FUSD gets tough on summer school

D grades no longer are good enough for Fresno Unified School District students. This summer, for the first time, students earning D's -- as well as F's -- will be required to attend summer school.

District officials said it's part of a new emphasis to help all struggling students succeed. Even though a student can pass a class with a D, it doesn't demonstrate proficiency -- the district's goal.

In the past, summer school was optional and primarily focused on students who were flunking class. Under the new rule, the district plans to double the number of students attending summer school at a time when most cash-strapped school districts are cutting summer programs.

The district plans to use some of the millions of dollars received in federal economic stimulus funds to enroll more than 10,000 students.

A state education expert said it's rare to see a school district expand summer school today in light of state budget cuts. But she said it makes sense if the goal is to help struggling students succeed.

"I know that districts were given flexibility with some of their funding, so they are choosing where to focus. This is an interesting choice," said Mary Perry, deputy director of EdSource, a Mountain View-based think tank that focuses on California schools,

"The fact that they are allocating scarce resources to this effort says to me that the district is taking very seriously the need to improve student achievement," Perry said.

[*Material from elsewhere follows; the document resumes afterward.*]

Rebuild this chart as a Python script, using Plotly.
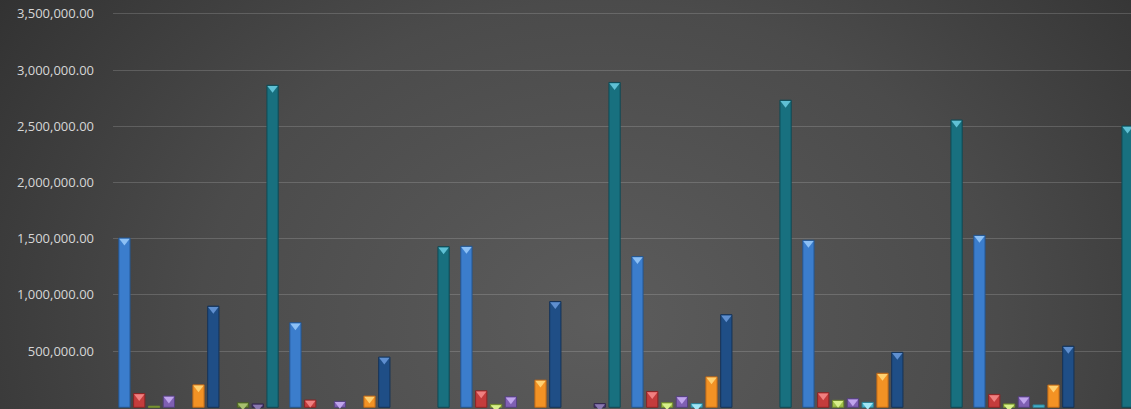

In the past, the district has used federal stimulus money to keep teachers on the payroll as well as pay for early retirement incentives.

Expanding summer school will require Fresno Unified to hire more teachers for the summer, which could help Valley educators who recently received notice their jobs could be eliminated due to local district job cuts. At the high school level alone, the number of teachers needed for summer school would jump from 211 to 400.

Unlike past summer school sessions, this year the district will automatically enroll students with D's or F's, said Chris Evans, associate superintendent of secondary education for Fresno Unified School District. Students will be excused only if a parent signs a waiver.

Evans said he doubts parents will opt to keep their children out of summer school. "Most parents, when they really understand the gravity of the situation, will be supportive," he said.

The district will mail letters to parents in the next two weeks. Students who earn a D or F in the first semester only, but improve to a C or better by the end of the year, will have to complete only half the summer session.

Some 57% of high school students earned a D or F by the end of this school year's first semester -- down from 59% last year, Evans said. "It's higher than we want to see it," he said, but the rate is similar to other districts Fresno Unified's size.

All seven comprehensive high schools will be open for summer school, as well as nearly half the district's middle and elementary schools.

District officials said the goal is to help K-12 students who are in danger of falling behind to succeed and stay on the path to graduate and go on to college or a career.

"It's not just about summer school, it's about extending the school year to support our students," Evans said.

The district also will expand Advanced Placement offerings over the summer.

Fresno Unified's growing summer school program counters the statewide trend of cutting summer classes.

Officials with the California Department of Education said summer school programs have been axed because of budget cuts, limiting students' opportunities to learn.

"The elimination of summer school courses threatens to significantly affect students already behind in their schoolwork because they will miss out on the chance to catch up to their peers over the summer break," state Superintendent of Public Instruction Jack O'Connell said last year.

Summer programs in the state suffered last year and likely will be trimmed further as state funding cuts continue.

Districts in the region haven't been spared. Sanger Unified School District will limit summer school to junior high and high school students and also cut bus transportation for them.

Clovis Unified School District recently announced plans to reduce the number of sites where summer school is offered and will emphasize independent study and online courses. The district will serve the same number of students -- about 6,000 -- but will save up to $500,000 by reducing facility costs and the number of teachers needed in classrooms.

Unlike Fresno Unified, the majority of Clovis Unified's students attend summer school because they want to get ahead and free up time in the regular school year for electives, Clovis Unified spokeswoman Kelly Avants said.

The district's criteria for recommending summer school for struggling students aren't changing; there is no push to automatically enroll students. Avants said elementary and middle school students are referred based on teacher recommendations and high schoolers are referred if they are in danger of not graduating.

Even though Clovis Unified recommends certain students attend summer school, there is no law mandating attendance and no repercussion for parents, Avants said. However, about 90% of the students referred for summer school in Clovis do attend, she said.

Silver Gaxiola, 15, a sophomore at Roosevelt High School, said he agrees with Fresno Unified's harder line on summer school. He received a D in his advanced English class for gifted and talented students this year and already had planned to attend summer school -- whether or not he was asked to do so. He said the class was difficult, but also admits to "slacking off" and not doing homework.

"I think the parents will support it," he said. "It's a good move, more kids could pass with higher grades and have a better chance at college."